>> Begin Data block

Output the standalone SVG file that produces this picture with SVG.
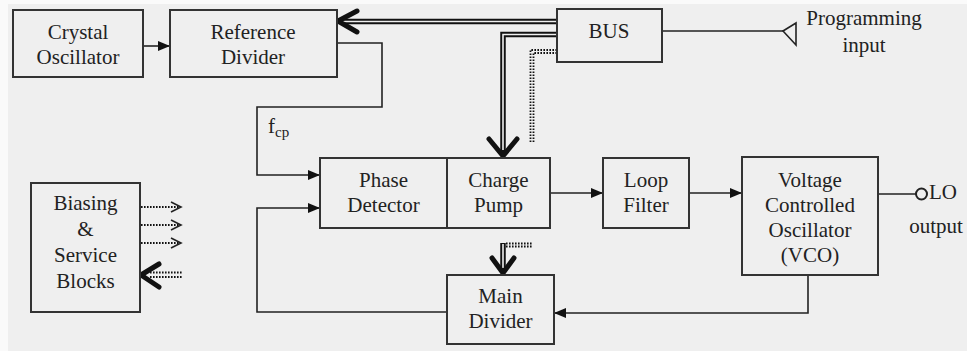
<svg xmlns="http://www.w3.org/2000/svg" width="967" height="351" viewBox="0 0 967 351" font-family="Liberation Serif, Times New Roman, serif">
<defs>
<style>
.box{fill:#efefef;stroke:#333;stroke-width:2}
.t{font-size:21px;fill:#222;text-anchor:middle}
.ln{fill:none;stroke:#222;stroke-width:1.6}
.bus{fill:none;stroke:#111;stroke-width:5.5}
.busw{fill:none;stroke:#efefef;stroke-width:1.6}
.chev{fill:none;stroke:#111;stroke-width:5;stroke-linecap:round;stroke-linejoin:round}
.dot{fill:none;stroke:#111;stroke-width:1.8;stroke-dasharray:1.6 1.4}
.open{fill:none;stroke:#222;stroke-width:1.6}
</style>
<marker id="ah" viewBox="0 0 12 10" markerUnits="userSpaceOnUse" markerWidth="12" markerHeight="10" refX="12" refY="5" orient="auto">
<path d="M0,0 L12,5 L0,10 z" fill="#111"/>
</marker>
</defs>
<rect x="0" y="0" width="967" height="351" fill="#fafafa"/>
<rect x="8" y="4" width="959" height="347" fill="#efefef"/>

<g id="connectors">
<path class="ln" d="M143,46 H170" marker-end="url(#ah)"/>
<path class="ln" d="M337,43 H382 V107 H257 V175 H320" marker-end="url(#ah)"/>
<path class="ln" d="M447,312 H257 V208 H320" marker-end="url(#ah)"/>
<path class="ln" d="M550,193 H603" marker-end="url(#ah)"/>
<path class="ln" d="M689,193 H742" marker-end="url(#ah)"/>
<path class="ln" d="M808,275 V313 H554" marker-end="url(#ah)"/>
<path class="ln" d="M878,194 H916"/>
<circle cx="921.5" cy="194" r="5.5" fill="none" stroke="#222" stroke-width="2"/>
<path class="ln" d="M662,31 H783"/>
<polygon class="open" points="796,23 783,31 796,45"/>
<path class="bus" d="M557,21.5 H340"/>
<path class="busw" d="M557,21.5 H342"/>
<polyline class="chev" points="357,11 338,21 357,32"/>
<path class="bus" d="M557,34.5 H503 V152"/>
<path class="busw" d="M557,34.5 H503 V150"/>
<polyline class="chev" points="489,139 503,156 517,139"/>
<path class="dot" d="M557,50 H530.5 V142"/>
<path class="dot" d="M557,53 H533.5 V142"/>
<path class="bus" d="M503,243 V270"/>
<path class="busw" d="M503,244 V268"/>
<path class="dot" d="M506,243.5 H533"/>
<path class="dot" d="M506,246.5 H533"/>
<polyline class="chev" points="492,258 503,273 514,258"/>
<path class="dot" d="M141,207 H180"/>
<polyline class="open" points="171,202 181,207 171,212"/>
<path class="dot" d="M141,225 H180"/>
<polyline class="open" points="171,220 181,225 171,230"/>
<path class="dot" d="M141,243 H180"/>
<polyline class="open" points="171,238 181,243 171,248"/>
<path class="dot" d="M150,272.5 H183"/>
<path class="dot" d="M150,277 H183"/>
<polyline class="chev" points="159,264 141,275 159,287"/>
</g>

<g id="crystal">
<rect class="box" x="13" y="10" width="130" height="67"/>
<text class="t" x="78" y="39">Crystal</text>
<text class="t" x="78" y="64">Oscillator</text>
</g>
<g id="refdiv">
<rect class="box" x="170" y="10" width="167" height="67"/>
<text class="t" x="253" y="39">Reference</text>
<text class="t" x="253" y="64">Divider</text>
</g>
<g id="bus">
<rect class="box" x="557" y="9" width="105" height="53"/>
<text class="t" x="609" y="38">BUS</text>
</g>
<g id="proginput">
<text class="t" x="864" y="25">Programming</text>
<text class="t" x="864" y="52">input</text>
</g>
<g id="fcp">
<text class="t" x="268" y="133" style="text-anchor:start">f<tspan font-size="15" dy="4">cp</tspan></text>
</g>
<g id="phasedet">
<rect class="box" x="320" y="158" width="127" height="70"/>
<text class="t" x="383.5" y="187">Phase</text>
<text class="t" x="383.5" y="212">Detector</text>
</g>
<g id="chargepump">
<rect class="box" x="447" y="158" width="103" height="70"/>
<text class="t" x="498.5" y="187">Charge</text>
<text class="t" x="498.5" y="212">Pump</text>
</g>
<g id="loopfilter">
<rect class="box" x="603" y="158" width="86" height="70"/>
<text class="t" x="646" y="187">Loop</text>
<text class="t" x="646" y="212">Filter</text>
</g>
<g id="vco">
<rect class="box" x="742" y="157" width="136" height="118"/>
<text class="t" x="810" y="187">Voltage</text>
<text class="t" x="810" y="212">Controlled</text>
<text class="t" x="810" y="237">Oscillator</text>
<text class="t" x="810" y="262">(VCO)</text>
</g>
<g id="lo">
<text class="t" x="929" y="199" style="text-anchor:start">LO</text>
<text class="t" x="936" y="233">output</text>
</g>
<g id="maindiv">
<rect class="box" x="447" y="275" width="107" height="69"/>
<text class="t" x="500.5" y="303">Main</text>
<text class="t" x="500.5" y="328">Divider</text>
</g>
<g id="biasing">
<rect class="box" x="31" y="183" width="109" height="129"/>
<text class="t" x="85.5" y="210">Biasing</text>
<text class="t" x="85.5" y="236">&amp;</text>
<text class="t" x="85.5" y="262">Service</text>
<text class="t" x="85.5" y="288">Blocks</text>
</g>
</svg>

>> End Data block

- **Work to do**: Omit each picture, then return all of the listing exactly as it stands.

- **Expected answer**:
Output the standalone SVG file that produces this picture with SVG.
<svg xmlns="http://www.w3.org/2000/svg" width="967" height="351" viewBox="0 0 967 351" font-family="Liberation Serif, Times New Roman, serif">
<defs>
<style>
.box{fill:#efefef;stroke:#333;stroke-width:2}
.t{font-size:21px;fill:#222;text-anchor:middle}
.ln{fill:none;stroke:#222;stroke-width:1.6}
.bus{fill:none;stroke:#111;stroke-width:5.5}
.busw{fill:none;stroke:#efefef;stroke-width:1.6}
.chev{fill:none;stroke:#111;stroke-width:5;stroke-linecap:round;stroke-linejoin:round}
.dot{fill:none;stroke:#111;stroke-width:1.8;stroke-dasharray:1.6 1.4}
.open{fill:none;stroke:#222;stroke-width:1.6}
</style>
<marker id="ah" viewBox="0 0 12 10" markerUnits="userSpaceOnUse" markerWidth="12" markerHeight="10" refX="12" refY="5" orient="auto">
<path d="M0,0 L12,5 L0,10 z" fill="#111"/>
</marker>
</defs>
<rect x="0" y="0" width="967" height="351" fill="#fafafa"/>
<rect x="8" y="4" width="959" height="347" fill="#efefef"/>

<g id="connectors">
<path class="ln" d="M143,46 H170" marker-end="url(#ah)"/>
<path class="ln" d="M337,43 H382 V107 H257 V175 H320" marker-end="url(#ah)"/>
<path class="ln" d="M447,312 H257 V208 H320" marker-end="url(#ah)"/>
<path class="ln" d="M550,193 H603" marker-end="url(#ah)"/>
<path class="ln" d="M689,193 H742" marker-end="url(#ah)"/>
<path class="ln" d="M808,275 V313 H554" marker-end="url(#ah)"/>
<path class="ln" d="M878,194 H916"/>
<circle cx="921.5" cy="194" r="5.5" fill="none" stroke="#222" stroke-width="2"/>
<path class="ln" d="M662,31 H783"/>
<polygon class="open" points="796,23 783,31 796,45"/>
<path class="bus" d="M557,21.5 H340"/>
<path class="busw" d="M557,21.5 H342"/>
<polyline class="chev" points="357,11 338,21 357,32"/>
<path class="bus" d="M557,34.5 H503 V152"/>
<path class="busw" d="M557,34.5 H503 V150"/>
<polyline class="chev" points="489,139 503,156 517,139"/>
<path class="dot" d="M557,50 H530.5 V142"/>
<path class="dot" d="M557,53 H533.5 V142"/>
<path class="bus" d="M503,243 V270"/>
<path class="busw" d="M503,244 V268"/>
<path class="dot" d="M506,243.5 H533"/>
<path class="dot" d="M506,246.5 H533"/>
<polyline class="chev" points="492,258 503,273 514,258"/>
<path class="dot" d="M141,207 H180"/>
<polyline class="open" points="171,202 181,207 171,212"/>
<path class="dot" d="M141,225 H180"/>
<polyline class="open" points="171,220 181,225 171,230"/>
<path class="dot" d="M141,243 H180"/>
<polyline class="open" points="171,238 181,243 171,248"/>
<path class="dot" d="M150,272.5 H183"/>
<path class="dot" d="M150,277 H183"/>
<polyline class="chev" points="159,264 141,275 159,287"/>
</g>

<g id="crystal">
<rect class="box" x="13" y="10" width="130" height="67"/>
<text class="t" x="78" y="39">Crystal</text>
<text class="t" x="78" y="64">Oscillator</text>
</g>
<g id="refdiv">
<rect class="box" x="170" y="10" width="167" height="67"/>
<text class="t" x="253" y="39">Reference</text>
<text class="t" x="253" y="64">Divider</text>
</g>
<g id="bus">
<rect class="box" x="557" y="9" width="105" height="53"/>
<text class="t" x="609" y="38">BUS</text>
</g>
<g id="proginput">
<text class="t" x="864" y="25">Programming</text>
<text class="t" x="864" y="52">input</text>
</g>
<g id="fcp">
<text class="t" x="268" y="133" style="text-anchor:start">f<tspan font-size="15" dy="4">cp</tspan></text>
</g>
<g id="phasedet">
<rect class="box" x="320" y="158" width="127" height="70"/>
<text class="t" x="383.5" y="187">Phase</text>
<text class="t" x="383.5" y="212">Detector</text>
</g>
<g id="chargepump">
<rect class="box" x="447" y="158" width="103" height="70"/>
<text class="t" x="498.5" y="187">Charge</text>
<text class="t" x="498.5" y="212">Pump</text>
</g>
<g id="loopfilter">
<rect class="box" x="603" y="158" width="86" height="70"/>
<text class="t" x="646" y="187">Loop</text>
<text class="t" x="646" y="212">Filter</text>
</g>
<g id="vco">
<rect class="box" x="742" y="157" width="136" height="118"/>
<text class="t" x="810" y="187">Voltage</text>
<text class="t" x="810" y="212">Controlled</text>
<text class="t" x="810" y="237">Oscillator</text>
<text class="t" x="810" y="262">(VCO)</text>
</g>
<g id="lo">
<text class="t" x="929" y="199" style="text-anchor:start">LO</text>
<text class="t" x="936" y="233">output</text>
</g>
<g id="maindiv">
<rect class="box" x="447" y="275" width="107" height="69"/>
<text class="t" x="500.5" y="303">Main</text>
<text class="t" x="500.5" y="328">Divider</text>
</g>
<g id="biasing">
<rect class="box" x="31" y="183" width="109" height="129"/>
<text class="t" x="85.5" y="210">Biasing</text>
<text class="t" x="85.5" y="236">&amp;</text>
<text class="t" x="85.5" y="262">Service</text>
<text class="t" x="85.5" y="288">Blocks</text>
</g>
</svg>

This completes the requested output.